[Because I love this story from 2002, it’s another Throwback Thursday. Enjoy.]
Some of the most interesting discussions can be overhead from the backseat of a minivan. Sometimes parents are even invited to contribute. The other day as we were on our way to our Sunday School Christmas concert dress rehearsal, my ears perked up at the conversation that was going on behind me. Gil had taken that moment to educate his brothers about what mammals were.
“We’re mammals, aren’t we, Mom?” Gil called for confirmation. Tim, who was in Christmas concert mode and not quite following the conversation, gave the two of us a confused look when I confirmed Gil’s statement. The confusion became obvious to us when he protested, “But I thought we were shepherds!”
Gil responded by telling Tim that people were mammals. But Tim wasn’t leaving Christmas concert mode that easy. “So are shepherds mammals?” he queried. In the qualitative style of a scientist, he then proceeded through the entire cast of nativity characters, asking if each one in turn were also a mammal. Yes, sheep were mammals. Camels, too. No, not angels. And then came the inevitable question.
“So is Jesus a mammal?” By this time Tim was enjoying his goofy repartee immensely. But when Gil answered Tim by saying, “No, Jesus wasn’t a mammal. He’s God,” I had to gently correct our little theologian. Yes, Jesus is God, but when he was a man on earth, he was a mammal, too.
What parent on their way to a Sunday School Christmas concert could pass up a teaching moment like that one? I explained to the boys that the whole reason we celebrate Christmas is because Jesus came down from heaven and became a mammal just like one of us and that even though he is God, he knows what’s it’s like to be a human being, too.
The boys gave me their token attention, and then digressed into what the difference was between mammals and birds. Gil’s qualification, which for some unknown reason involved the number of times a day a bird goes “poop”, had me making a mental note to spend more time on Science after Christmas.
As Gil continued to “educate” his younger brothers, I marveled at how easy it is for the little ones to believe. In their childlike way, they have the faith to accept that Jesus, who is God, was also once a man. By that same token, it is sometimes impossible for adults to acknowledge the same fact.

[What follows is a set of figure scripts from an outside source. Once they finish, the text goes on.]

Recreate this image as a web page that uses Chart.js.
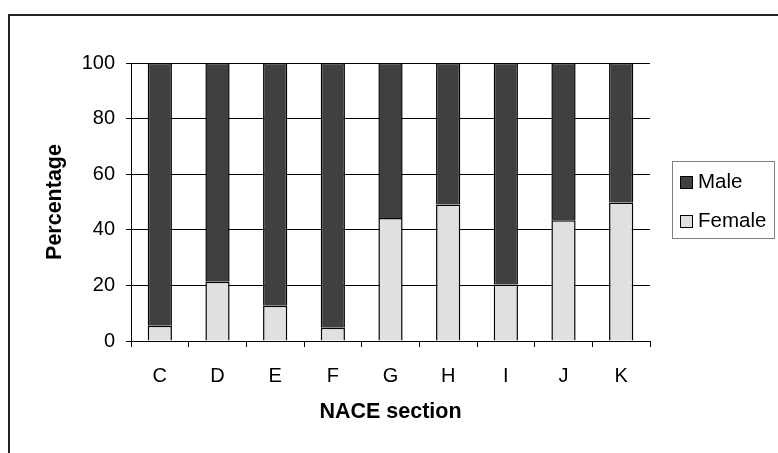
<!DOCTYPE html>
<html>
<head>
<meta charset="utf-8">
<script src="https://cdn.jsdelivr.net/npm/chart.js@4"></script>
<style>
  html, body { margin: 0; padding: 0; background: #fff; }
  #wrap { width: 778px; height: 453px; }
</style>
</head>
<body>
<div id="wrap"><canvas id="genderChart" width="778" height="453"></canvas></div>
<script>
// NACE sections and share of employees by sex (%)
const sections = ['C', 'D', 'E', 'F', 'G', 'H', 'I', 'J', 'K'];
const femaleShare = [5.5, 21.3, 12.7, 4.8, 44.2, 49.1, 20.3, 43.4, 49.8];
const maleShare = femaleShare.map(v => 100 - v);
const yTicks = [0, 20, 40, 60, 80, 100];

const FONT = "'Liberation Sans', Arial, sans-serif";

// outer frame (top + left edges only, as in the original)
const framePlugin = {
    id: 'frame',
    beforeDraw(chart) {
        const ctx = chart.ctx;
        ctx.save();
        ctx.strokeStyle = '#222';
        ctx.lineWidth = 2;
        ctx.beginPath();
        ctx.moveTo(9, 460);
        ctx.lineTo(9, 15);
        ctx.lineTo(790, 15);
        ctx.stroke();
        ctx.restore();
    }
};

// boxed legend to the right of the plot, Male first
const boxLegend = {
    id: 'boxLegend',
    afterDraw(chart) {
        const ctx = chart.ctx;
        const items = chart.data.datasets.slice().reverse();
        const x = 672.5, y = 161.5, w = 102, h = 77;
        ctx.save();
        ctx.strokeStyle = '#808080';
        ctx.lineWidth = 1;
        ctx.strokeRect(x, y, w, h);
        ctx.font = '20.5px ' + FONT;
        ctx.textBaseline = 'middle';
        ctx.textAlign = 'left';
        items.forEach((ds, i) => {
            const cy = 182 + i * 39;
            ctx.fillStyle = ds.backgroundColor;
            ctx.fillRect(680, cy - 6, 12, 12);
            ctx.strokeStyle = '#000';
            ctx.strokeRect(680.5, cy - 5.5, 12, 12);
            ctx.fillStyle = '#000';
            ctx.fillText(ds.label, 698, cy);
        });
        ctx.restore();
    }
};

const ctx = document.getElementById('genderChart').getContext('2d');
new Chart(ctx, {
    type: 'bar',
    data: {
        labels: sections,
        datasets: [
            {
                label: 'Female',
                data: femaleShare,
                backgroundColor: '#e0e0e0',
                borderColor: '#000',
                borderWidth: 1.5
            },
            {
                label: 'Male',
                data: maleShare,
                backgroundColor: '#404040',
                borderColor: '#000',
                borderWidth: 1.5
            }
        ]
    },
    options: {
        responsive: false,
        animation: false,
        layout: { padding: { left: 42, top: 63, right: 128, bottom: 0 } },
        categoryPercentage: 1,
        barPercentage: 0.42,
        scales: {
            x: {
                stacked: true,
                afterFit: s => { s.height = 112; },
                grid: {
                    display: true,
                    offset: true,
                    drawOnChartArea: false,
                    drawTicks: true,
                    tickLength: 6,
                    color: '#000'
                },
                border: { color: '#000', width: 1 },
                ticks: { color: '#000', padding: 17, font: { family: FONT, size: 20 } },
                title: {
                    display: true,
                    text: 'NACE section',
                    color: '#000',
                    padding: { top: 0, bottom: 28 },
                    font: { family: FONT, size: 21.5, weight: 'bold' }
                }
            },
            y: {
                stacked: true,
                min: 0,
                max: 100,
                afterFit: s => { s.width = 89; },
                afterBuildTicks: s => { s.ticks = yTicks.map(v => ({ value: v })); },
                grid: {
                    color: '#000',
                    lineWidth: 1,
                    drawTicks: true,
                    tickLength: 5
                },
                border: { color: '#000', width: 1 },
                ticks: { color: '#000', padding: 11, font: { family: FONT, size: 20 } },
                title: {
                    display: true,
                    text: 'Percentage',
                    color: '#000',
                    padding: { top: 0, bottom: 0 },
                    font: { family: FONT, size: 21.5, weight: 'bold' }
                }
            }
        },
        plugins: {
            legend: { display: false },
            tooltip: { enabled: false }
        }
    },
    plugins: [framePlugin, boxLegend]
});
</script>
</body>
</html>
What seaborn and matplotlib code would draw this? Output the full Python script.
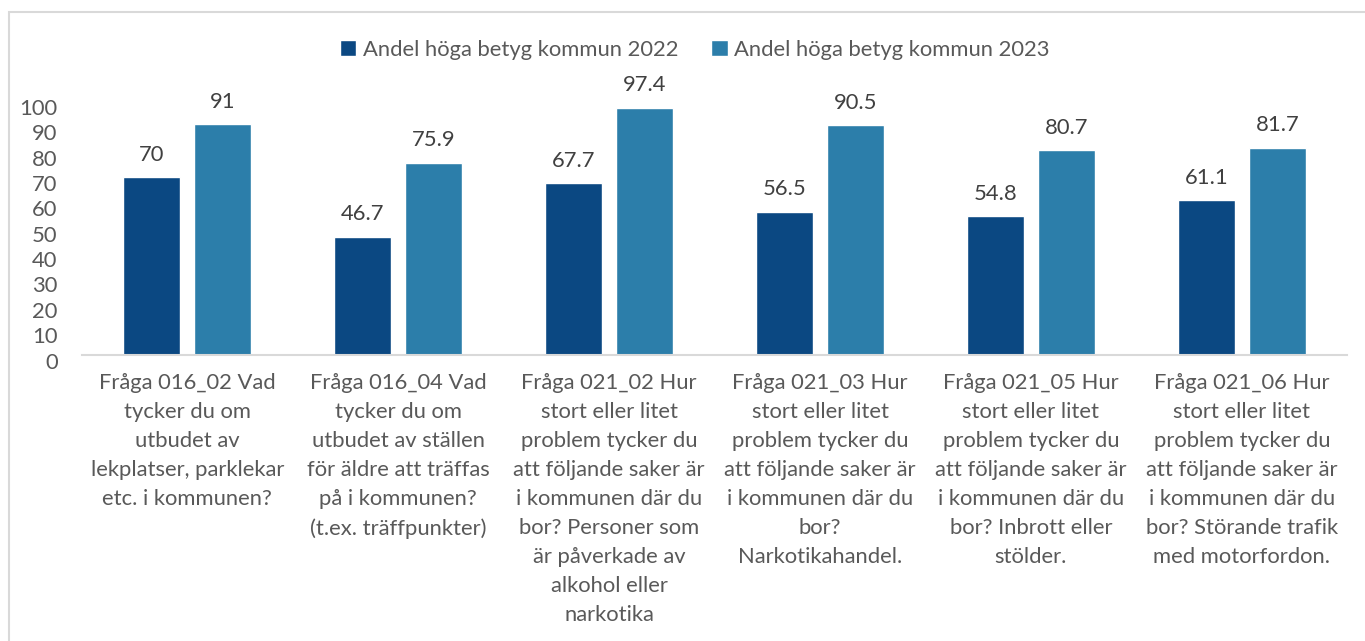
import pandas as pd
import seaborn as sns
import matplotlib.pyplot as plt
import matplotlib.transforms as mtrans
from matplotlib.patches import Rectangle

# question labels (wrapped as in the original)
questions = [
    "Fråga 016_02 Vad\ntycker du om\nutbudet av\nlekplatser, parklekar\netc. i kommunen?",
    "Fråga 016_04 Vad\ntycker du om\nutbudet av ställen\nför äldre att träffas\npå i kommunen?\n(t.ex. träffpunkter)",
    "Fråga 021_02 Hur\nstort eller litet\nproblem tycker du\natt följande saker är\ni kommunen där du\nbor? Personer som\när påverkade av\nalkohol eller\nnarkotika",
    "Fråga 021_03 Hur\nstort eller litet\nproblem tycker du\natt följande saker är\ni kommunen där du\nbor?\nNarkotikahandel.",
    "Fråga 021_05 Hur\nstort eller litet\nproblem tycker du\natt följande saker är\ni kommunen där du\nbor? Inbrott eller\nstölder.",
    "Fråga 021_06 Hur\nstort eller litet\nproblem tycker du\natt följande saker är\ni kommunen där du\nbor? Störande trafik\nmed motorfordon.",
]
series = ["Andel höga betyg kommun 2022", "Andel höga betyg kommun 2023"]
values_2022 = [70, 46.7, 67.7, 56.5, 54.8, 61.1]
values_2023 = [91, 75.9, 97.4, 90.5, 80.7, 81.7]
value_labels_2022 = ["70", "46.7", "67.7", "56.5", "54.8", "61.1"]
value_labels_2023 = ["91", "75.9", "97.4", "90.5", "80.7", "81.7"]

df = pd.DataFrame({
    "fraga": questions * 2,
    "serie": [series[0]] * 6 + [series[1]] * 6,
    "andel": values_2022 + values_2023,
})

sns.set_style("white")
plt.rcParams["font.family"] = ["Lato", "DejaVu Sans"]
grey = "#595959"
fs = 15.8

fig = plt.figure(figsize=(13.65, 6.41), dpi=100)
ax = fig.add_axes([0.060, 0.4462, 0.927, 0.3956])

sns.barplot(data=df, x="fraga", y="andel", hue="serie",
            palette=["#0B4882", "#2C7EAA"], width=0.674, gap=0.197,
            saturation=1, legend=True, ax=ax)

# data labels
ax.bar_label(ax.containers[0], labels=value_labels_2022, padding=9,
             fontsize=fs, color="#404040")
ax.bar_label(ax.containers[1], labels=value_labels_2023, padding=9,
             fontsize=fs, color="#404040")

ax.set_ylim(0, 100)
ax.set_xlim(-0.5, 5.5)
ax.set_yticks(range(0, 101, 10))
ax.set_xlabel("")
ax.set_ylabel("")
ax.tick_params(axis="y", length=0, labelsize=fs, labelcolor=grey, pad=17.5)
ax.tick_params(axis="x", length=0, labelsize=fs, labelcolor=grey, pad=13)
for t in ax.get_xticklabels():
    t.set_linespacing(1.56)
    t.set_va("top")
# y labels sit a little below their value, as in the original
shift = mtrans.ScaledTranslation(0, -4 / 72, fig.dpi_scale_trans)
for t in ax.get_yticklabels():
    t.set_transform(t.get_transform() + shift)

for s in ["top", "right", "left"]:
    ax.spines[s].set_visible(False)
ax.spines["bottom"].set_color("#D9D9D9")
ax.spines["bottom"].set_linewidth(1.5)

# legend on top
handles, labels = ax.get_legend_handles_labels()
ax.legend_.remove()
fig.legend(handles, labels, loc="center", bbox_to_anchor=(0.509, 0.922),
           ncol=2, frameon=False, fontsize=fs, labelcolor=grey,
           handlelength=0.75, handleheight=0.75, handletextpad=0.3,
           columnspacing=1.5)

# chart area border
fig.patches.append(Rectangle((9 / 1365, -0.05), 1.0, 1 - 12 / 641 + 0.05,
                             transform=fig.transFigure, fill=False,
                             edgecolor="#D9D9D9", linewidth=1.5))

fig.savefig("out.png", dpi=100)
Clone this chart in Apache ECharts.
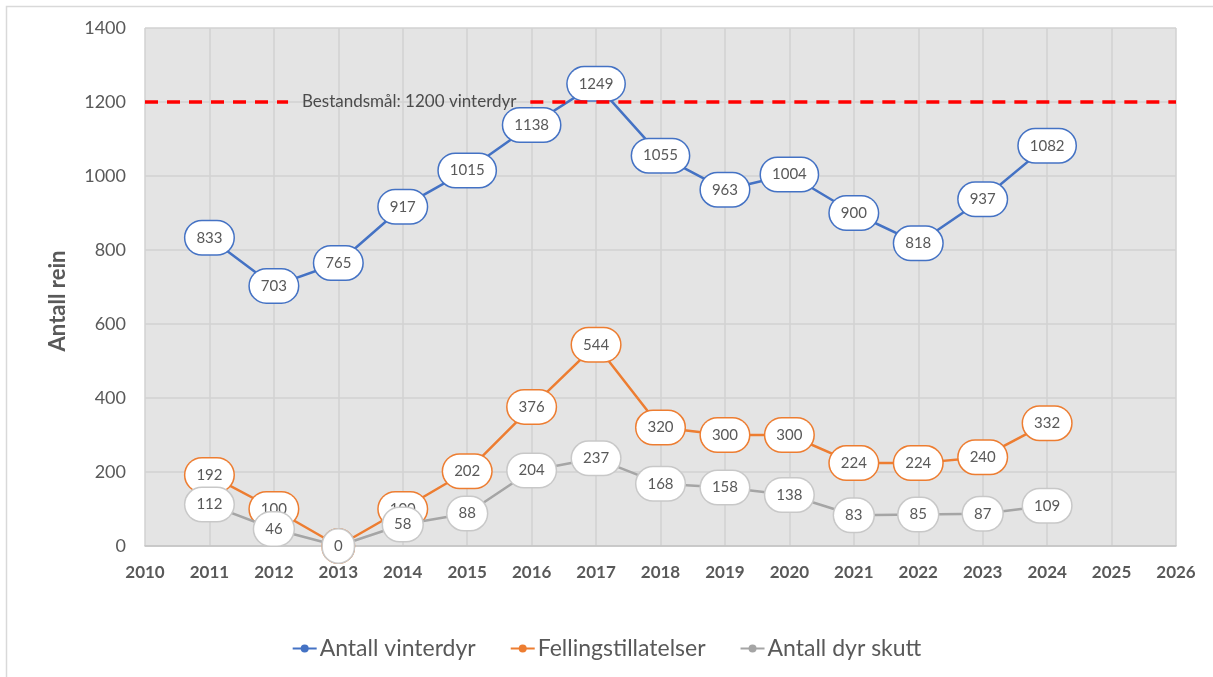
<!DOCTYPE html>
<html>
<head>
<meta charset="utf-8">
<script src="https://cdn.jsdelivr.net/npm/echarts@6/dist/echarts.min.js"></script>
<style>
html,body{margin:0;padding:0;background:#fff;}
#chart{width:1213px;height:677px;}
</style>
</head>
<body>
<div id="chart"></div>
<script>
const years = [2011, 2012, 2013, 2014, 2015, 2016, 2017, 2018, 2019, 2020, 2021, 2022, 2023, 2024];
const vinterdyr = [833, 703, 765, 917, 1015, 1138, 1249, 1055, 963, 1004, 900, 818, 937, 1082];
const felling = [192, 100, 0, 100, 202, 376, 544, 320, 300, 300, 224, 224, 240, 332];
const skutt = [112, 46, 0, 58, 88, 204, 237, 168, 158, 138, 83, 85, 87, 109];
const seriesNames = ['Antall vinterdyr', 'Fellingstillatelser', 'Antall dyr skutt'];
const yAxisTitle = 'Antall rein';
const targetValue = 1200;
const targetText = 'Bestandsmål: 1200 vinterdyr';

// layout of the target line (text box interrupts the dashed line)
const X_MIN = 2010, X_MAX = 2026;
const targetTextX = 2014.1;
const gapStart = 2012.22, gapEnd = 2015.98;

const FONT = 'Lato, "Open Sans", sans-serif';
const pairs = vals => years.map((y, i) => [y, vals[i]]);

function lineSeries(name, vals, color, labelBorder, z) {
  return {
    name: name,
    type: 'line',
    data: pairs(vals),
    z: z,
    symbol: 'circle',
    symbolSize: 7,
    lineStyle: { color: color, width: 2.5 },
    itemStyle: { color: color },
    label: {
      show: true,
      position: 'inside',
      formatter: p => String(p.value[1]),
      color: '#595959',
      fontFamily: FONT,
      fontSize: 15,
      backgroundColor: '#ffffff',
      borderColor: labelBorder,
      borderWidth: 1.5,
      borderRadius: 18,
      padding: [9, 11]
    },
    emphasis: { disabled: true },
    animation: false
  };
}

const chart = echarts.init(document.getElementById('chart'), null, { renderer: 'canvas' });
chart.setOption({
  backgroundColor: '#ffffff',
  animation: false,
  graphic: [{
    type: 'rect',
    shape: { x: 6.5, y: 6.5, width: 1400, height: 900 },
    style: { fill: 'none', stroke: '#d9d9d9', lineWidth: 1.5 },
    silent: true,
    z: -10
  }, {
    type: 'text',
    x: 58, y: 301,
    rotation: Math.PI / 2,
    style: {
      text: yAxisTitle,
      fill: '#595959',
      font: 'bold 22px ' + FONT,
      textAlign: 'center',
      textVerticalAlign: 'middle'
    },
    silent: true
  }],
  grid: {
    left: 145, right: 37, top: 28, bottom: 131,
    show: true, backgroundColor: '#e4e4e4', borderWidth: 0
  },
  legend: {
    data: seriesNames,
    bottom: 12,
    left: 'center',
    itemGap: 34,
    itemWidth: 24,
    itemHeight: 10,
    textStyle: { color: '#595959', fontSize: 23, fontFamily: FONT, padding: [0, 0, 0, -2] }
  },
  xAxis: {
    type: 'value',
    min: X_MIN, max: X_MAX, interval: 1,
    axisLine: { show: true, lineStyle: { color: '#c4c4c4', width: 1.5 } },
    axisTick: { show: false },
    splitLine: { show: true, lineStyle: { color: '#d2d2d2', width: 1.5 } },
    axisLabel: {
      formatter: v => String(v),
      color: '#595959', fontSize: 17, fontWeight: 'bold', fontFamily: FONT, margin: 18
    }
  },
  yAxis: {
    type: 'value',
    min: 0, max: 1400, interval: 200,
    axisLine: { show: false },
    axisTick: { show: false },
    splitLine: { show: true, lineStyle: { color: '#d2d2d2', width: 1.5 } },
    axisLabel: {
      formatter: v => String(v),
      color: '#595959', fontSize: 18, fontFamily: FONT, margin: 19
    }
  },
  series: [
    lineSeries(seriesNames[0], vinterdyr, '#4472c4', '#4472c4', 2),
    lineSeries(seriesNames[1], felling, '#ed7d31', '#ed7d31', 3),
    lineSeries(seriesNames[2], skutt, '#a5a5a5', '#c8c8c8', 4),
    {
      name: 'target',
      type: 'line',
      data: [],
      z: 5,
      markLine: {
        silent: true,
        symbol: ['none', 'none'],
        lineStyle: { color: '#ff0000', width: 3.5, type: [13, 9] },
        label: { show: false },
        data: [
          [{ coord: [X_MIN, targetValue] }, { coord: [gapStart, targetValue] }],
          [{ coord: [gapEnd, targetValue] }, { coord: [X_MAX, targetValue] }]
        ],
        animation: false
      },
      animation: false
    },
    {
      name: 'targetText',
      type: 'scatter',
      data: [[targetTextX, targetValue]],
      symbolSize: 2,
      itemStyle: { color: 'rgba(0,0,0,0)' },
      z: 20,
      label: {
        show: true,
        position: 'inside',
        formatter: () => targetText,
        color: '#262626',
        fontSize: 17,
        fontFamily: FONT
      },
      emphasis: { disabled: true },
      animation: false
    }
  ]
});
</script>
</body>
</html>
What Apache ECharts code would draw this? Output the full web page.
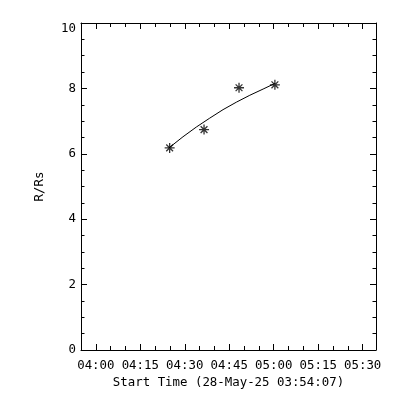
<!DOCTYPE html>
<html>
<head>
<meta charset="utf-8">
<script src="https://cdn.jsdelivr.net/npm/echarts@6/dist/echarts.min.js"></script>
<style>
html,body{margin:0;padding:0;background:#fff;}
#chart{width:400px;height:400px;}
</style>
</head>
<body>
<div id="chart"></div>
<script>
// minutes after 04:00 on 28-May-25
const timeLabels = ['04:00','04:15','04:30','04:45','05:00','05:15','05:30'];
const labelMinutes = [0,15,30,45,60,75,90];
const minorMinutes = [5,10,20,25,35,40,50,55,65,70,80,85];
const obsMinutes = [24.9, 36.5, 48.3, 60.4];
const obsR = [6.18, 6.74, 8.02, 8.11];
const fitMinutes = [24.66, 29.39, 33.92, 38.41, 42.91, 47.43, 51.93, 56.42, 60.37];
const fitR = [6.18, 6.52, 6.82, 7.09, 7.35, 7.58, 7.79, 7.98, 8.15];
const xTitle = 'Start Time (28-May-25 03:54:07)';
const yTitle = 'R/Rs';

const X_MIN = -5, X_MAX = 94.5;
const FONT = 'DejaVu Sans Mono';
const FS = 12.4;

function lab(v){ const i = labelMinutes.indexOf(v); return i >= 0 ? timeLabels[i] : ''; }

const base = {type:'value', min:X_MIN, max:X_MAX, splitLine:{show:false}};
const chart = echarts.init(document.getElementById('chart'), null, {renderer:'canvas'});
chart.setOption({
  backgroundColor:'#fff',
  animation:false,
  grid:{left:81, top:23, width:295, height:327, containLabel:false},
  xAxis:[
    Object.assign({}, base, {position:'bottom',
      axisLine:{show:true, onZero:false, lineStyle:{color:'#000', width:1}},
      axisTick:{show:true, inside:true, length:6, customValues:labelMinutes, lineStyle:{color:'#000'}},
      axisLabel:{show:true, customValues:labelMinutes, formatter:lab, margin:10, color:'#000', fontFamily:FONT, fontSize:FS},
      name:xTitle, nameLocation:'middle', nameGap:26,
      nameTextStyle:{color:'#000', fontFamily:FONT, fontSize:FS}}),
    Object.assign({}, base, {position:'bottom',
      axisLine:{show:false, onZero:false},
      axisTick:{show:true, inside:true, length:4, customValues:minorMinutes, lineStyle:{color:'#000'}},
      axisLabel:{show:false}}),
    Object.assign({}, base, {position:'top',
      axisLine:{show:true, onZero:false, lineStyle:{color:'#000', width:1}},
      axisTick:{show:true, inside:true, length:6, customValues:labelMinutes, lineStyle:{color:'#000'}},
      axisLabel:{show:false}}),
    Object.assign({}, base, {position:'top',
      axisLine:{show:false, onZero:false},
      axisTick:{show:true, inside:true, length:4, customValues:minorMinutes, lineStyle:{color:'#000'}},
      axisLabel:{show:false}})
  ],
  yAxis:[
    {type:'value', min:0, max:10, interval:2, position:'left',
      axisLine:{show:true, onZero:false, lineStyle:{color:'#000', width:1}},
      axisTick:{show:true, inside:true, length:6, lineStyle:{color:'#000'}},
      minorTick:{show:true, splitNumber:4, length:3.5, lineStyle:{color:'#000'}},
      splitLine:{show:false},
      axisLabel:{color:'#000', fontFamily:FONT, fontSize:FS, margin:5, verticalAlignMaxLabel:'top'},
      name:yTitle, nameLocation:'middle', nameGap:35, nameRotate:90,
      nameTextStyle:{color:'#000', fontFamily:FONT, fontSize:FS}},
    {type:'value', min:0, max:10, interval:2, position:'right',
      axisLine:{show:true, onZero:false, lineStyle:{color:'#000', width:1}},
      axisTick:{show:true, inside:true, length:6, lineStyle:{color:'#000'}},
      minorTick:{show:true, splitNumber:4, length:3.5, lineStyle:{color:'#000'}},
      splitLine:{show:false},
      axisLabel:{show:false}}
  ],
  series:[
    {type:'line', xAxisIndex:0, yAxisIndex:0, showSymbol:false, silent:true,
      lineStyle:{color:'#000', width:1}, smooth:false,
      data: fitMinutes.map((m,i)=>[m, fitR[i]])},
    {type:'scatter', xAxisIndex:0, yAxisIndex:0, silent:true,
      symbol:'path://M0,5L10,5M5,0L5,10M1.6,1.6L8.4,8.4M8.4,1.6L1.6,8.4',
      symbolSize:10,
      itemStyle:{color:'transparent', borderColor:'#000', borderWidth:1.3},
      data: obsMinutes.map((m,i)=>[m, obsR[i]])}
  ]
});
</script>
</body>
</html>
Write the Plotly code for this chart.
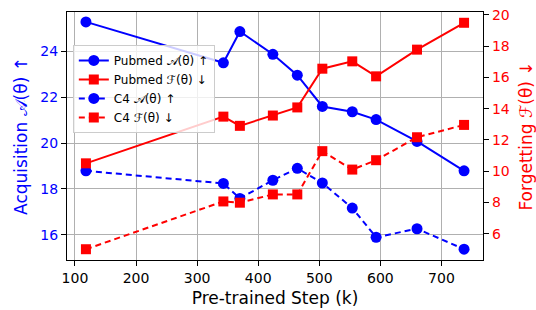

Whether it’s Jesus or Santa Claus, Adam and Eve or the Big Bang, everyone wants to believe in something. And when you think about it, maybe the whole idea of Jesus being born a child of poverty in a stable, the humblest of births, is not such a far-fetched idea after all. God made his Son accessible to everyone by making him a mammal, in his own way like both a lamb and a shepherd. During this season of wonder, it’s time to enter into the amazing reason we celebrate Christmas in the first place.